On October 1, 2008, the tribe sued Caltrans after months of unsuccessful negotiations. The tribe claimed their sovereignty gives them the right to use the land that they see fit. Caltrans maintained that they represent the public's safety and that they would not approve the permits to put a stoplight in the middle of State Route 94 unless more environmental impact studies (EIR) were performed. The tribe continued to maintain that Caltrans’ preferred, safe alternative of building a driveway off a side road, Melody Lane, was “improper meddling by the state”. In the article cited above, a member of the tribe's Executive Council, Carlene Chamberlain, stated “The Minnesota company backing the casino, Lakes Entertainment, can't get funding for design and construction until it's clear that gamblers will be able to get to the slot machines.”

During Lakes Entertainment's review of their 2008 results on March 12, 2009, they indicated that the Jamul Indian Tribe and Caltrans' had reached an understanding and that the Jamul Indian Tribe had agreed to create an EIR for the revised project. Lakes indicated also that the project would be re-evaluated in light of the financial environment and would be monitored closely. Although Lakes did say they would not abandon the project completely, they reduced the "fair market value" of the project by 80%. In addition, Lakes revised their estimate of when the project could be completed to 2014.

On March 13, 2012, Lakes Entertainment cancelled their development contract with the Jamul Indian Tribe. Immediately following that, the tribe announced plans to work with the community to design a smaller facility that addressed many of the Jamul resident's concerns. Finding a new partner for this development was made more difficult because of the $57 million the tribe owed Lakes from the previous development as well as the fact that the tribe only had authorization to run a Class II gaming facility from the government, having turned down the terms and conditions of a Class III gaming facility from the state.

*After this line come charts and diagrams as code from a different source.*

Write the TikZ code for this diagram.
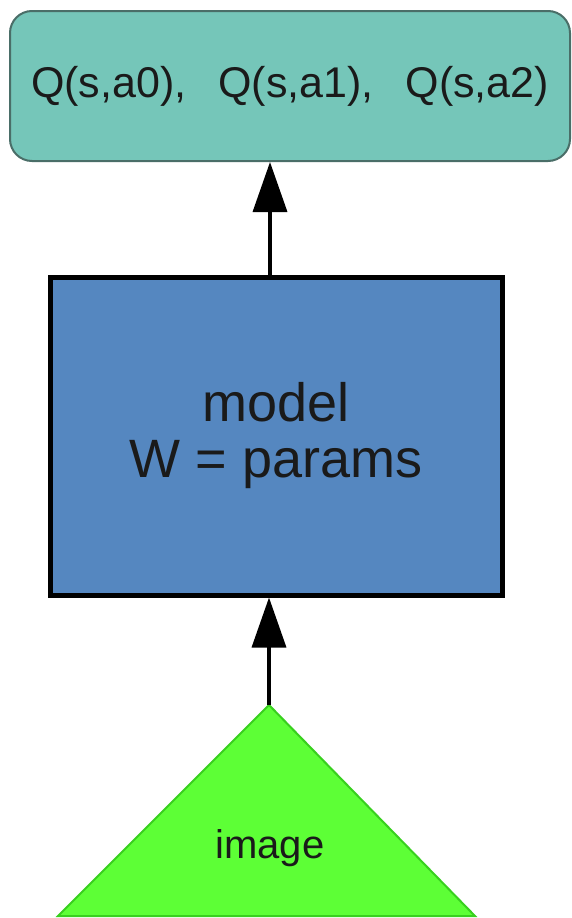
\documentclass[tikz,border=0pt]{standalone}
\usepackage{fontspec}
\setmainfont{Liberation Sans}
\usetikzlibrary{arrows.meta}
\definecolor{tealfill}{HTML}{75C6B9}
\definecolor{tealdraw}{HTML}{4A6E68}
\definecolor{bluefill}{HTML}{5587C0}
\definecolor{greenfill}{HTML}{5DFF36}
\definecolor{greendraw}{HTML}{38D01E}
\definecolor{txt}{HTML}{1A1A1A}
\tikzset{
  qbox/.style={draw=tealdraw, line width=2pt, fill=tealfill, rounded corners=22pt,
    minimum width=560pt, minimum height=150pt, inner sep=0pt,
    font=\fontsize{43}{50}\selectfont, text=txt},
  modelbox/.style={draw=black, line width=5pt, fill=bluefill,
    minimum width=452pt, minimum height=318pt, inner sep=0pt,
    font=\fontsize{54}{62}\selectfont, align=center, text=txt},
  imgtri/.style={draw=greendraw, line width=2pt, fill=greenfill},
  conn/.style={line width=3.5pt, draw=black, -{Triangle[length=50pt,width=34pt]}}
}
\begin{document}
\begin{tikzpicture}[x=1pt,y=-1pt]
\useasboundingbox[fill=white] (0,0) rectangle (572,918);
\node[qbox] (q) at (290,86) {Q(s,a0),\hspace{32pt}Q(s,a1),\hspace{32pt}Q(s,a2)};
\node[modelbox] (m) at (276,436) {model\\[-6pt]W = params};
\coordinate (apex) at (269,705);
\draw[imgtri] (apex) -- (475,916) -- (58,916) -- cycle;
\node[font=\fontsize{40}{48}\selectfont, text=txt] (img) at (270,848) {image};
\draw[conn] (m.north -| 270,0) -- (q.south -| 270,0);
\draw[conn] (apex) -- (m.south -| apex);
\end{tikzpicture}
\end{document}
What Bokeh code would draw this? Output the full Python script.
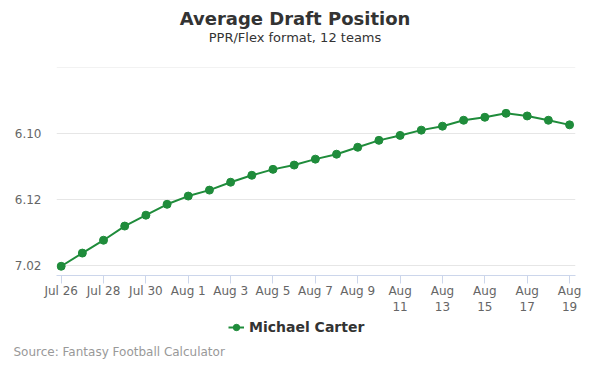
from bokeh.plotting import figure
from bokeh.models import (Range1d, FixedTicker, Label, Legend, LegendItem, ColumnDataSource, Title)
from bokeh.layouts import column
from bokeh.embed import file_html
from bokeh.resources import INLINE

# Data
dates = ["Jul 26", "Jul 27", "Jul 28", "Jul 29", "Jul 30", "Jul 31", "Aug 1", "Aug 2",
         "Aug 3", "Aug 4", "Aug 5", "Aug 6", "Aug 7", "Aug 8", "Aug 9", "Aug 10",
         "Aug 11", "Aug 12", "Aug 13", "Aug 14", "Aug 15", "Aug 16", "Aug 17", "Aug 18", "Aug 19"]
adp = [74.02, 73.62, 73.23, 72.80, 72.47, 72.14, 71.89, 71.71, 71.47, 71.26,
       71.08, 70.95, 70.77, 70.62, 70.41, 70.20, 70.05, 69.89, 69.77, 69.59,
       69.50, 69.38, 69.46, 69.59, 69.73]
x_tick_labels = ["Jul 26", "Jul 28", "Jul 30", "Aug 1", "Aug 3", "Aug 5", "Aug 7", "Aug 9",
                 "Aug\n11", "Aug\n13", "Aug\n15", "Aug\n17", "Aug\n19"]
y_ticks = [68, 70, 72, 74]
y_tick_labels = ["", "6.10", "6.12", "7.02"]
player = "Michael Carter"
title = "Average Draft Position"
subtitle = "PPR/Flex format, 12 teams"
source_note = "Source: Fantasy Football Calculator"

idx = list(range(len(dates)))
src = ColumnDataSource(dict(x=idx, y=adp, date=dates))

GREEN = "#1f8c3b"
W = 589
BL, BR = 56, 14          # left / right borders shared by all parts
FONT = "DejaVu Sans"


def blank(h, bottom=0):
    f = figure(width=W, height=h, output_backend="svg", toolbar_location=None,
               x_range=Range1d(BL, W - BR), y_range=Range1d(0, h - bottom),
               x_axis_type=None, y_axis_type=None,
               min_border_left=BL, min_border_right=BR, min_border_top=0,
               min_border_bottom=bottom)
    f.outline_line_color = None
    f.grid.visible = False
    f.background_fill_color = "white"
    f.border_fill_color = "white"
    return f


# ---- header ----
HH = 67
head = blank(HH)
head.add_layout(Label(x=294.5, y=49, text=title, text_align="center", text_baseline="middle",
                      text_font=FONT, text_font_size="18px", text_font_style="bold",
                      text_color="#333333"))
head.add_layout(Label(x=294.5, y=30.5, text=subtitle, text_align="center", text_baseline="middle",
                      text_font=FONT, text_font_size="13px", text_color="#333333"))

# ---- main chart ----
p = figure(width=W, height=252, output_backend="svg", toolbar_location=None,
           x_range=Range1d(-0.22, 24.28), y_range=Range1d(74.30, 67.99),
           min_border_left=BL, min_border_right=BR, min_border_top=0, min_border_bottom=44)
p.outline_line_color = None
p.background_fill_color = "white"
p.border_fill_color = "white"

p.xgrid.visible = False
p.ygrid.grid_line_color = "#e6e6e6"
p.ygrid.grid_line_width = 1

p.yaxis.ticker = FixedTicker(ticks=y_ticks)
p.yaxis.major_label_overrides = {t: l for t, l in zip(y_ticks, y_tick_labels)}
p.yaxis.axis_line_color = None
p.yaxis.major_tick_line_color = None
p.yaxis.minor_tick_line_color = None
p.yaxis.major_tick_out = 0
p.yaxis.major_label_standoff = 15
p.yaxis.major_label_text_font = FONT
p.yaxis.major_label_text_font_size = "12px"
p.yaxis.major_label_text_color = "#666666"

xt = [i for i in idx if i % 2 == 0]
p.xaxis.ticker = FixedTicker(ticks=xt)
p.xaxis.major_label_overrides = {t: l for t, l in zip(xt, x_tick_labels)}
p.xaxis.axis_line_color = "#ccd6eb"
p.xaxis.major_tick_line_color = "#ccd6eb"
p.xaxis.minor_tick_line_color = None
p.xaxis.major_tick_out = 8
p.xaxis.major_tick_in = 0
p.xaxis.major_label_standoff = 0
p.xaxis.major_label_text_font = FONT
p.xaxis.major_label_text_font_size = "12px"
p.xaxis.major_label_text_color = "#666666"

p.line("x", "y", source=src, line_color=GREEN, line_width=2)
p.scatter("x", "y", source=src, size=8, fill_color=GREEN, line_color=GREEN)

# ---- footer: legend + source ----
FH = 49
foot = blank(FH, bottom=34)
# same series, drawn here only as the legend's key (its points fall outside this strip's range)
llr = foot.line("x", "y", source=src, line_color=GREEN, line_width=2)
lcr = foot.scatter("x", "y", source=src, size=8, fill_color=GREEN, line_color=GREEN)
legend = Legend(items=[LegendItem(label=player, renderers=[llr, lcr])],
                location=(172, -1), orientation="horizontal",
                border_line_color=None, background_fill_alpha=0,
                padding=0, margin=0, spacing=0,
                glyph_width=16, glyph_height=16, label_height=16, label_standoff=5,
                label_text_font=FONT, label_text_font_size="14px",
                label_text_font_style="bold", label_text_color="#333333")
foot.add_layout(legend)
foot.add_layout(Title(text=source_note, align="left", offset=-43, standoff=18,
                      vertical_align="middle",
                      text_font=FONT, text_font_size="12px", text_font_style="normal",
                      text_color="#999999"), "below")

layout = column(head, p, foot, spacing=0)
open("out.html", "w").write(file_html(layout, INLINE))
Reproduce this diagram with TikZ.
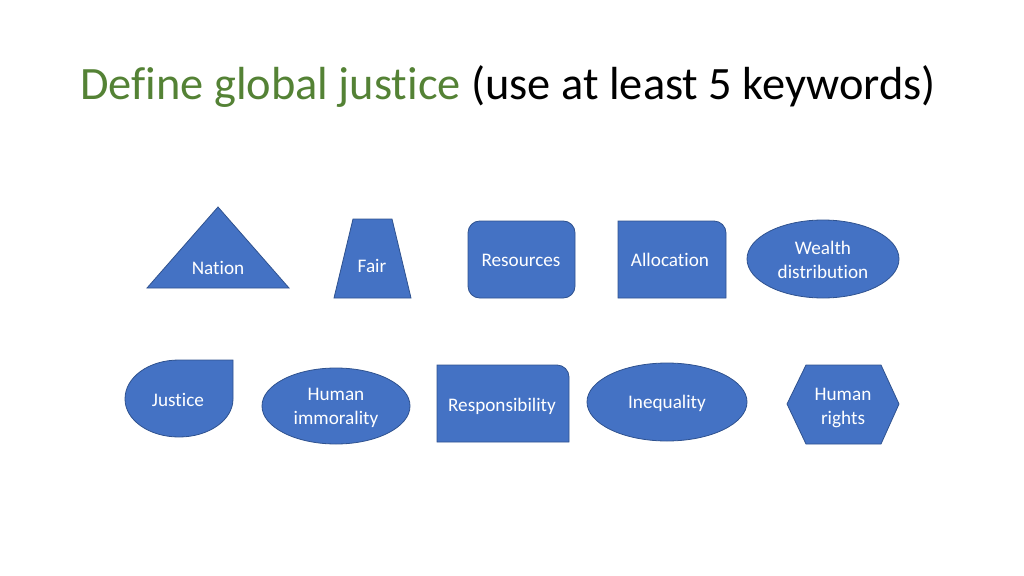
\documentclass[tikz,border=0pt]{standalone}
\usepackage{fontspec}
\setmainfont{Carlito}[Ligatures=NoCommon]
\definecolor{titlegreen}{RGB}{84,130,53}
\definecolor{shapefill}{RGB}{68,114,196}
\definecolor{shapeedge}{RGB}{47,82,143}
\tikzset{
  keyshape/.style={fill=shapefill,draw=shapeedge,line width=0.75pt},
  keyword/.style={text=white,font=\fontsize{18}{21.6}\selectfont,align=center,anchor=base,inner sep=0pt}
}
\begin{document}
\begin{tikzpicture}[x=0.9375pt,y=-0.9375pt]
    \useasboundingbox (0,0) rectangle (1024,576);
    % title
    \node[anchor=base west,inner sep=0pt,font=\fontsize{43.5}{52}\selectfont] (title) at (80,100)
        {\textcolor{titlegreen}{Define global justice} (use at least 5 keywords)};
    % first row
    \draw[keyshape] (218,207) -- (289,288) -- (147,288) -- cycle;
    \node[keyword] (nation) at (218,274) {Nation};
    \draw[keyshape] (353,219) -- (392,219) -- (411,298) -- (334,298) -- cycle;
    \node[keyword] (fair) at (372,272) {Fair};
    \draw[keyshape,rounded corners=11pt] (468,221) rectangle (575,298);
    \node[keyword] (resources) at (521,266) {Resources};
    \draw[keyshape] (618,298) -- (618,221) -- (714,221)
        .. controls (720.6,221) and (726,226.4) .. (726,233) -- (726,298) -- cycle;
    \node[keyword] (allocation) at (670,266) {Allocation};
    \draw[keyshape] (823,259) ellipse [x radius=76, y radius=39];
    \node[keyword] (wealth) at (823,278) {Wealth\\distribution};
    % second row
    \draw[keyshape] (233,360) -- (233,399)
        .. controls (233,420) and (209,437) .. (179,437)
        .. controls (149,437) and (125,420) .. (125,399)
        .. controls (125,377) and (149,360) .. (179,360) -- cycle;
    \node[keyword] (justice) at (178,406) {Justice};
    \draw[keyshape] (336,406) ellipse [x radius=74, y radius=38];
    \node[keyword] (immorality) at (336,424) {Human\\immorality};
    \draw[keyshape] (437,442) -- (437,365) -- (557,365)
        .. controls (563.6,365) and (569,370.4) .. (569,377) -- (569,442) -- cycle;
    \node[keyword] (responsibility) at (502,411) {Responsibility};
    \draw[keyshape] (667,402) ellipse [x radius=80, y radius=39];
    \node[keyword] (inequality) at (667,408) {Inequality};
    \draw[keyshape] (787,404) -- (806,365) -- (881,365) -- (899,404) -- (881,444) -- (806,444) -- cycle;
    \node[keyword] (rights) at (843,424) {Human\\rights};
\end{tikzpicture}
\end{document}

Penn National Gaming became the developer, lender and manager of the $400 million Hollywood Casino in collaboration with the Jamul Indian Village. Hollywood Casino Jamul – San Diego opened on October 10, 2016. The casino includes a three-story gaming and entertainment facility of approximately 200,000 square feet, featuring over 1,700 slot machines, 40 live table games, multiple restaurants, bars and lounges and an enclosed below grade parking structure with approximately 1,800 spaces.

In May 2018, the Penn National Gaming Corp., which owns the Hollywood casinos chain of 27 gambling properties, deflagged the casino and handed over management of it to the Jamul Indian Village Development Corp.